Prompt — In the material below, find every line with "draw" and pull it out.
+ + +
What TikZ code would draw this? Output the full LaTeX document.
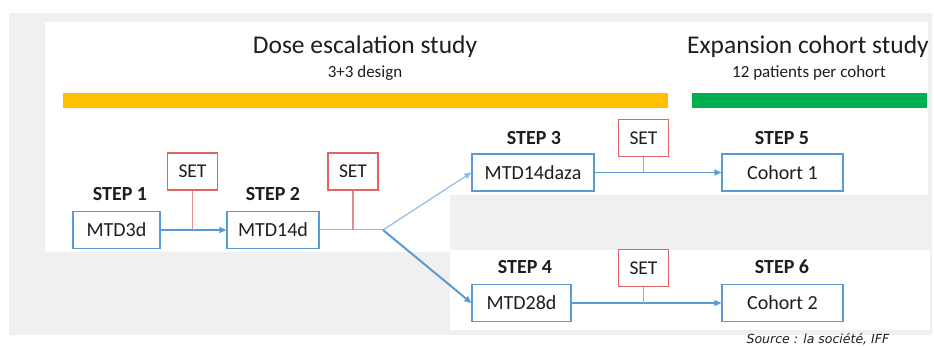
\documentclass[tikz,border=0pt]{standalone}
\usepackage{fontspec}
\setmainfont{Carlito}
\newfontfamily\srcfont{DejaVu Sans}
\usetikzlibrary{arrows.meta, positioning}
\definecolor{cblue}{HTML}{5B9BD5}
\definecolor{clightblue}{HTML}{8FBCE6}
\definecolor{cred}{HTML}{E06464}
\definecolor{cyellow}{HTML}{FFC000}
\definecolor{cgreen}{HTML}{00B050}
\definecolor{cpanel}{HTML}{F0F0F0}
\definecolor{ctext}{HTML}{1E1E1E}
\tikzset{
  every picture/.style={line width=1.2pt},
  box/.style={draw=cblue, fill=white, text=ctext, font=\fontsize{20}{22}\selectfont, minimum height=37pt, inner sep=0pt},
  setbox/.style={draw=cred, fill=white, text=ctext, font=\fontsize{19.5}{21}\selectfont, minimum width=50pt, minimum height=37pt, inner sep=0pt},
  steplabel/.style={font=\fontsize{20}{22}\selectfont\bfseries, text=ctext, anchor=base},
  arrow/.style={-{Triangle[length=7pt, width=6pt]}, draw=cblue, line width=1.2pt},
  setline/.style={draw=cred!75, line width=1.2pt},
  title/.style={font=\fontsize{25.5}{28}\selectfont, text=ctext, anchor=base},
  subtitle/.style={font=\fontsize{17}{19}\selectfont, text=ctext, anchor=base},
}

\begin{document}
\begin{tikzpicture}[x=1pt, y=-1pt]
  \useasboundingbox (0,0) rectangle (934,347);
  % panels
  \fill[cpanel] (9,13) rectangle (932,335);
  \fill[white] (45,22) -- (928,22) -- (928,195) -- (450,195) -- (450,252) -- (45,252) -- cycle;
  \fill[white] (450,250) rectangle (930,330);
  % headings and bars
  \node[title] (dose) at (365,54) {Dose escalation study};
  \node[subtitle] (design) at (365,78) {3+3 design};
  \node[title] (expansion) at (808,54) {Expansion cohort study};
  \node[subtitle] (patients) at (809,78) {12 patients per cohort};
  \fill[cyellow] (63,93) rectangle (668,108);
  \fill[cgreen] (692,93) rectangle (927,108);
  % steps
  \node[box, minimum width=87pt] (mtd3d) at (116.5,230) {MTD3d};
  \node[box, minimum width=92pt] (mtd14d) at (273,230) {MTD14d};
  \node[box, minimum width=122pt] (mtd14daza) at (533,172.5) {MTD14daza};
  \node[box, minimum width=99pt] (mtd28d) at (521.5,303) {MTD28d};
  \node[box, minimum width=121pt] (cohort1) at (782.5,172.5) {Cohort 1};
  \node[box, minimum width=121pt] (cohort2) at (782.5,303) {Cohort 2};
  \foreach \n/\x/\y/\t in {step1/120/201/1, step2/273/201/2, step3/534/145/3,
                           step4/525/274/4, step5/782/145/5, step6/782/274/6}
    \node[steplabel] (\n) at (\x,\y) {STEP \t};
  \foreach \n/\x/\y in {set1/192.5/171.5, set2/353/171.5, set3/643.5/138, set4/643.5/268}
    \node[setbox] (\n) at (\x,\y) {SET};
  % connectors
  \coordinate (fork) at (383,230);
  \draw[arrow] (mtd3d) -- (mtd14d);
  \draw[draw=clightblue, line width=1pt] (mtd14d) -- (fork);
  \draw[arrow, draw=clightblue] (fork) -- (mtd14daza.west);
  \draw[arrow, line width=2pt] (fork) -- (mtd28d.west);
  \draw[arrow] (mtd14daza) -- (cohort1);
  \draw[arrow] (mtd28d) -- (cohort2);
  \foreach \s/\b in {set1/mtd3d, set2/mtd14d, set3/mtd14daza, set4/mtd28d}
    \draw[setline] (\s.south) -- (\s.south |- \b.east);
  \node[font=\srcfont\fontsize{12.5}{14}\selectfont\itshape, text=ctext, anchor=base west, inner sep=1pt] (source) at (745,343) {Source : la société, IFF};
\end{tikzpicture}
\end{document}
+ + +
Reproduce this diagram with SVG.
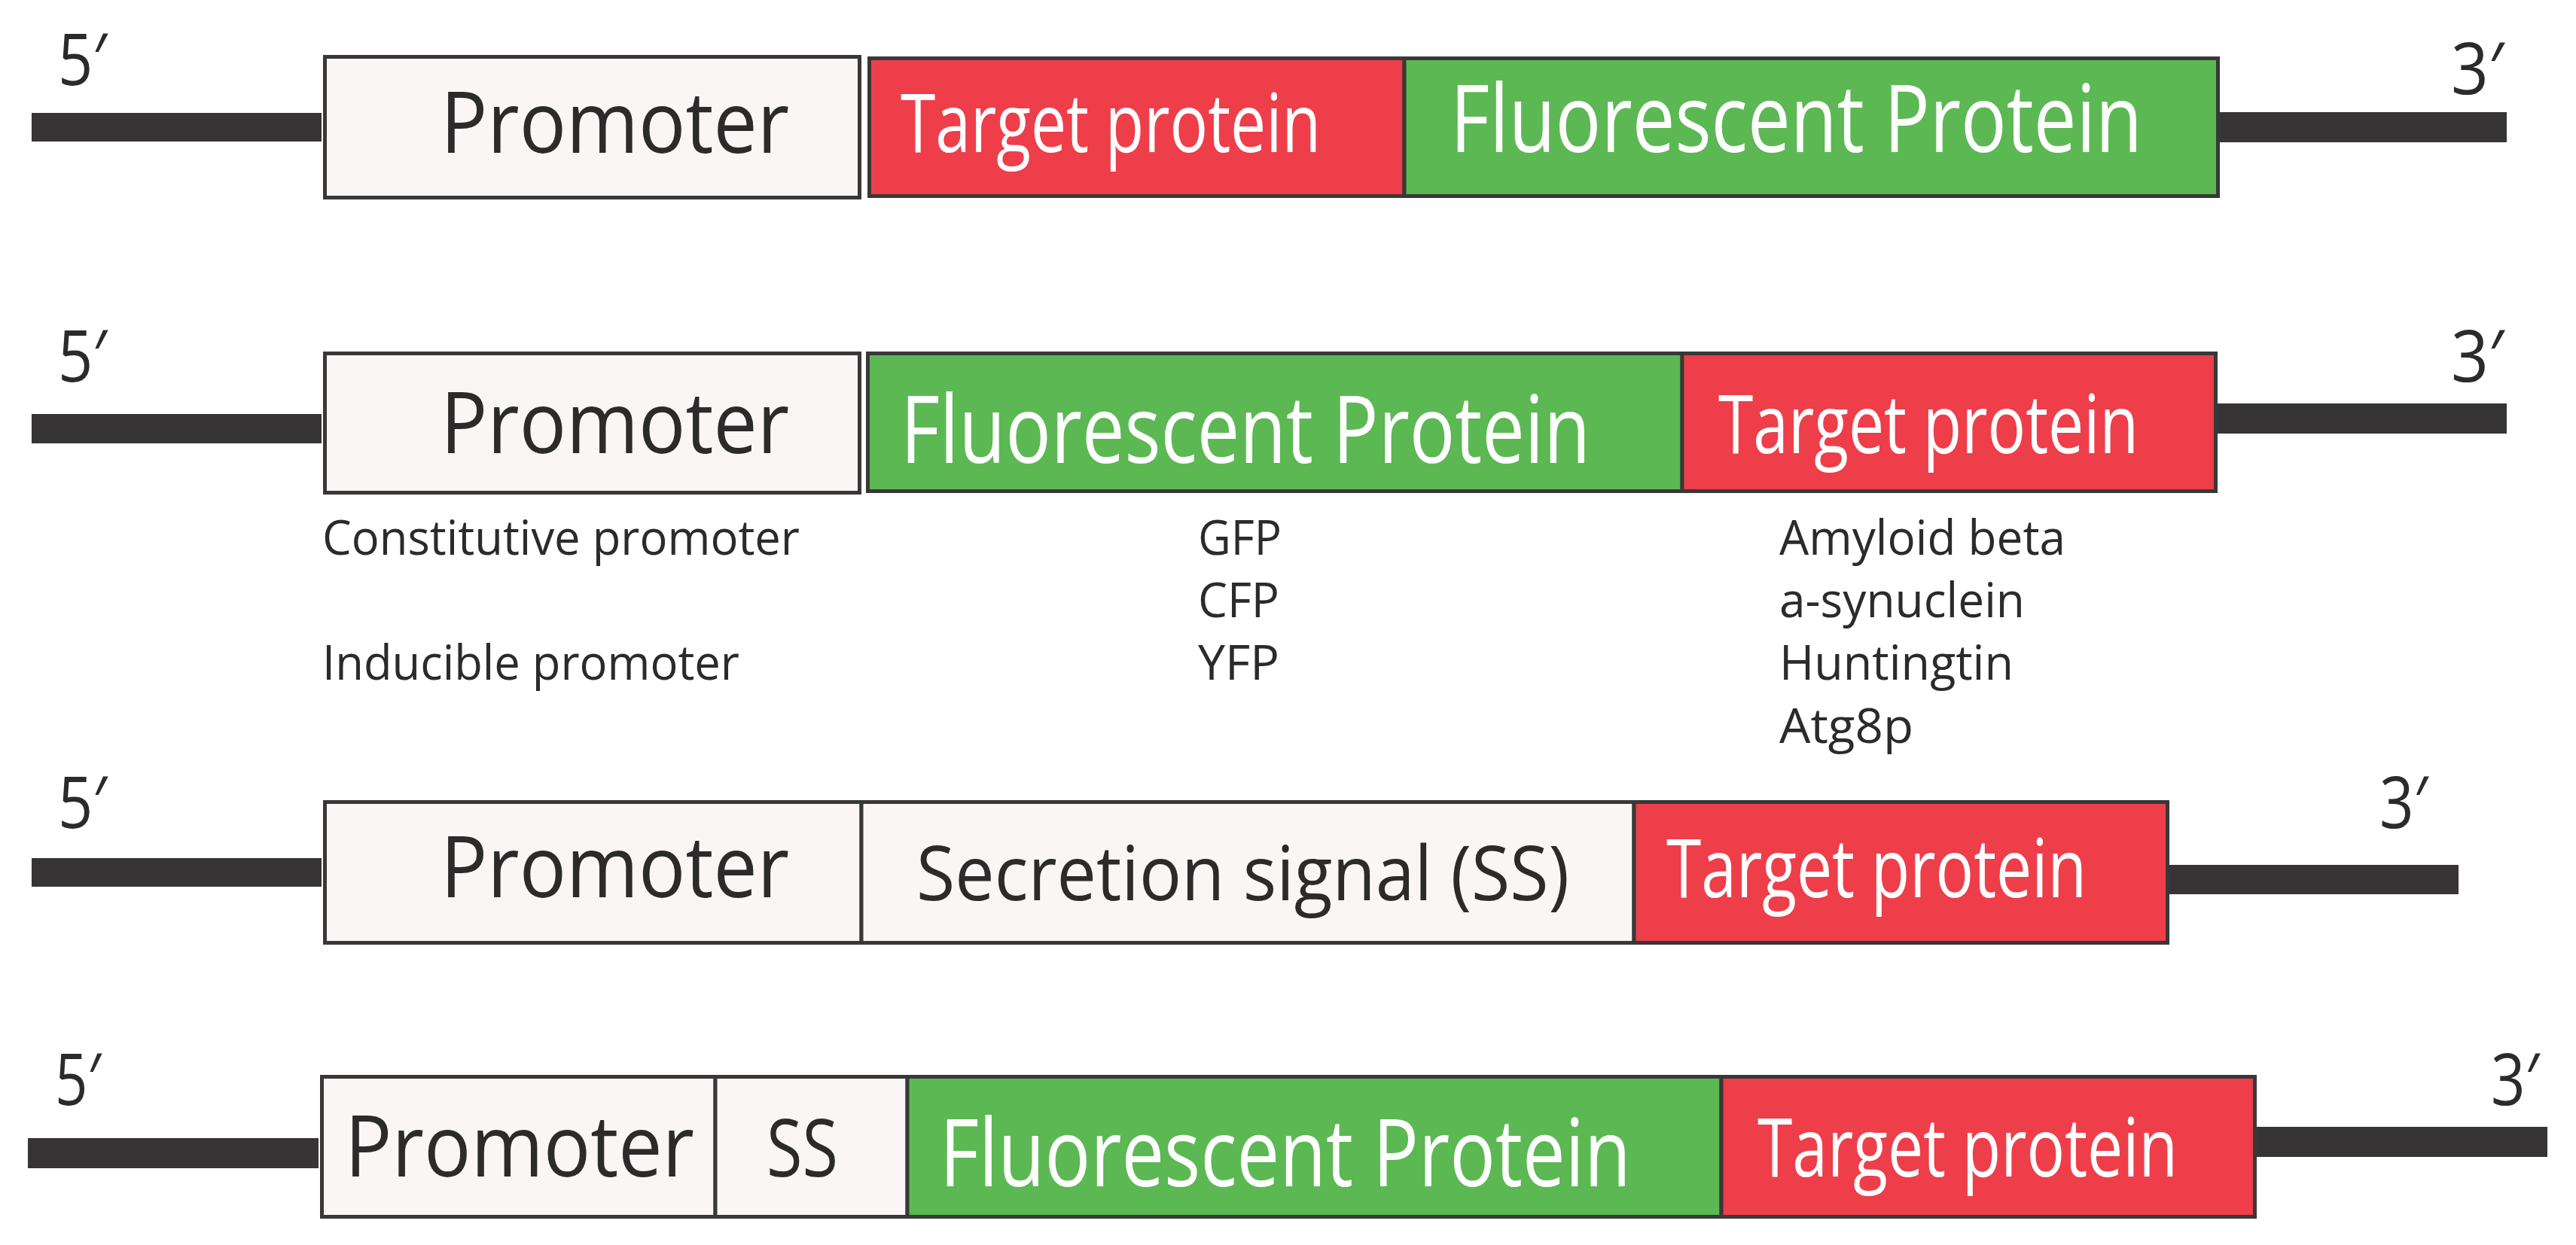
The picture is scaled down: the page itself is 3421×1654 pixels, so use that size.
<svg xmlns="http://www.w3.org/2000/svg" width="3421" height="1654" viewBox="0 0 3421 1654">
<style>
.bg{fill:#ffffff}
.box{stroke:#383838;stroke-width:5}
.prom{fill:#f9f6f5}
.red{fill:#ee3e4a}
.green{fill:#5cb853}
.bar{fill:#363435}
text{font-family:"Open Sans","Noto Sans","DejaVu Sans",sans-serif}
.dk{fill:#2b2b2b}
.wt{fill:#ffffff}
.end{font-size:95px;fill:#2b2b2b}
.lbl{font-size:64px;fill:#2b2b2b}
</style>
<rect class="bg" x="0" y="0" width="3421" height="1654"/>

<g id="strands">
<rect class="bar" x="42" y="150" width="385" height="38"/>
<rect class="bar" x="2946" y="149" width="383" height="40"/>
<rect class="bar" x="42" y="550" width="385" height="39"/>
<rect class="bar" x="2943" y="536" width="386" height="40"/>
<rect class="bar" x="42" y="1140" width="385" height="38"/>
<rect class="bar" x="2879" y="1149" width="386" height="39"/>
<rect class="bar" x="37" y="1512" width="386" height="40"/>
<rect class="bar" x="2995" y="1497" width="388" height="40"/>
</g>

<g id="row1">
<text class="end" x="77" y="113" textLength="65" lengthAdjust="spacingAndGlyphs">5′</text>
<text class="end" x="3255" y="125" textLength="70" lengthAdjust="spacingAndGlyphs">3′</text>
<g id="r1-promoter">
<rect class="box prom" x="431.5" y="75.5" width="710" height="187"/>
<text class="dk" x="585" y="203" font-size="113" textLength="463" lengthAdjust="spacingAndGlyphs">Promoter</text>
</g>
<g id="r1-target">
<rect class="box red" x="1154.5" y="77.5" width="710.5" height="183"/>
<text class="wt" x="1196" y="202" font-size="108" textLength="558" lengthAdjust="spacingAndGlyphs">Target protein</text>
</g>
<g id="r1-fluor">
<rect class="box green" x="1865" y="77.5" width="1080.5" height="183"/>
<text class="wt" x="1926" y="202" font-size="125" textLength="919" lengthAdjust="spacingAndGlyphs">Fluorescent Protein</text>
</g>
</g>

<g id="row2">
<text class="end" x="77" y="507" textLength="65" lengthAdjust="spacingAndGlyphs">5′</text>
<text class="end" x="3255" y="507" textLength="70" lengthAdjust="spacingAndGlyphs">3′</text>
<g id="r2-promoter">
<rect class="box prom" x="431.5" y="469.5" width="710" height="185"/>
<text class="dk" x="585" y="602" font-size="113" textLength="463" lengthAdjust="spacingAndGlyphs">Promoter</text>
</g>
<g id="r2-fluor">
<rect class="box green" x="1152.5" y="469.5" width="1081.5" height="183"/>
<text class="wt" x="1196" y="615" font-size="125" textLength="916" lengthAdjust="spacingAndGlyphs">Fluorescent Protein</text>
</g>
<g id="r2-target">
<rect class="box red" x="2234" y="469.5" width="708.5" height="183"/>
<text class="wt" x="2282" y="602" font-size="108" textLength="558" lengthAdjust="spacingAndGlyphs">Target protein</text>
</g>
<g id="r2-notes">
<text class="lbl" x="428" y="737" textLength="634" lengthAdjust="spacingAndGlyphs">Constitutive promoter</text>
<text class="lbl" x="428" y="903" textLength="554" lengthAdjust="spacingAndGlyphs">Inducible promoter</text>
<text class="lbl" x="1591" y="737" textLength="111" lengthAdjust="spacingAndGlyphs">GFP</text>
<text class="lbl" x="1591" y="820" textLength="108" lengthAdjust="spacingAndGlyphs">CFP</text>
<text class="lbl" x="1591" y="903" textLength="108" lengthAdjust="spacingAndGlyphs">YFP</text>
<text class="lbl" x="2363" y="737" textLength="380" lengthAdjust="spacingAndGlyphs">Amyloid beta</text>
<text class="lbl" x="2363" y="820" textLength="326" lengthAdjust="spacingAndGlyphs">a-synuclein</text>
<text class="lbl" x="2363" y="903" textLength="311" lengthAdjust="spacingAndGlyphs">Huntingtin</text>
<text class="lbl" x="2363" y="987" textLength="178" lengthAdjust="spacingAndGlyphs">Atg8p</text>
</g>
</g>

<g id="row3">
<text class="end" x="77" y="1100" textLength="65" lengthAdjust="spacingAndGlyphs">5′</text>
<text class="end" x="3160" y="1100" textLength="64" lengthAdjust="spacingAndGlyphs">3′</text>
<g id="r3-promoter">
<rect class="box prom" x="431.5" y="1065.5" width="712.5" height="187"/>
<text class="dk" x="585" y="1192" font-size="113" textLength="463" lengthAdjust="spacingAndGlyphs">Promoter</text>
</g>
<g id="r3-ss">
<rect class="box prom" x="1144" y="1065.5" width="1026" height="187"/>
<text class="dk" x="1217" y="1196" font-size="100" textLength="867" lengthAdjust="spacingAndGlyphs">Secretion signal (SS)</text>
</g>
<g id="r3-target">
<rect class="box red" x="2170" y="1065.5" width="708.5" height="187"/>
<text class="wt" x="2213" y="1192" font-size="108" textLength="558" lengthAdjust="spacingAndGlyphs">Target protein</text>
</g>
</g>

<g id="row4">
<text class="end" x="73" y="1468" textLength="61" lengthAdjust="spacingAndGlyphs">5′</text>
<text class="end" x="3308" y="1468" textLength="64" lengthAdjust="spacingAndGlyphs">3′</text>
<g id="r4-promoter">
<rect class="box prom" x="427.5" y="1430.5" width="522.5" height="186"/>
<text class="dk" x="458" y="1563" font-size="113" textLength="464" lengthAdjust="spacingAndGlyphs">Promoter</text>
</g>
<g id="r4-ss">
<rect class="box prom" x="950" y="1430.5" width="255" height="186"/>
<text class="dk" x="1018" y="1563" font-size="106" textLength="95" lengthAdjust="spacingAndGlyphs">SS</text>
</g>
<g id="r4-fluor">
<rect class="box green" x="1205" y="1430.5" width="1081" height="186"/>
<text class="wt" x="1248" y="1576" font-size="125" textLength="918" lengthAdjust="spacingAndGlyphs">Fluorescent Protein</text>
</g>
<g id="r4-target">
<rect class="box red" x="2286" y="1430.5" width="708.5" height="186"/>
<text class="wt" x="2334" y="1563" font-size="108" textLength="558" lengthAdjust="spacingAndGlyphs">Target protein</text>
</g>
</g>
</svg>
+ + +
Result of the exercise —
What TikZ code would draw this? Output the full LaTeX document.
  box/.style={draw=cblue, fill=white, text=ctext, font=\fontsize{20}{22}\selectfont, minimum height=37pt, inner sep=0pt},
  setbox/.style={draw=cred, fill=white, text=ctext, font=\fontsize{19.5}{21}\selectfont, minimum width=50pt, minimum height=37pt, inner sep=0pt},
  arrow/.style={-{Triangle[length=7pt, width=6pt]}, draw=cblue, line width=1.2pt},
  setline/.style={draw=cred!75, line width=1.2pt},
  \draw[arrow] (mtd3d) -- (mtd14d);
  \draw[draw=clightblue, line width=1pt] (mtd14d) -- (fork);
  \draw[arrow, draw=clightblue] (fork) -- (mtd14daza.west);
  \draw[arrow, line width=2pt] (fork) -- (mtd28d.west);
  \draw[arrow] (mtd14daza) -- (cohort1);
  \draw[arrow] (mtd28d) -- (cohort2);
    \draw[setline] (\s.south) -- (\s.south |- \b.east);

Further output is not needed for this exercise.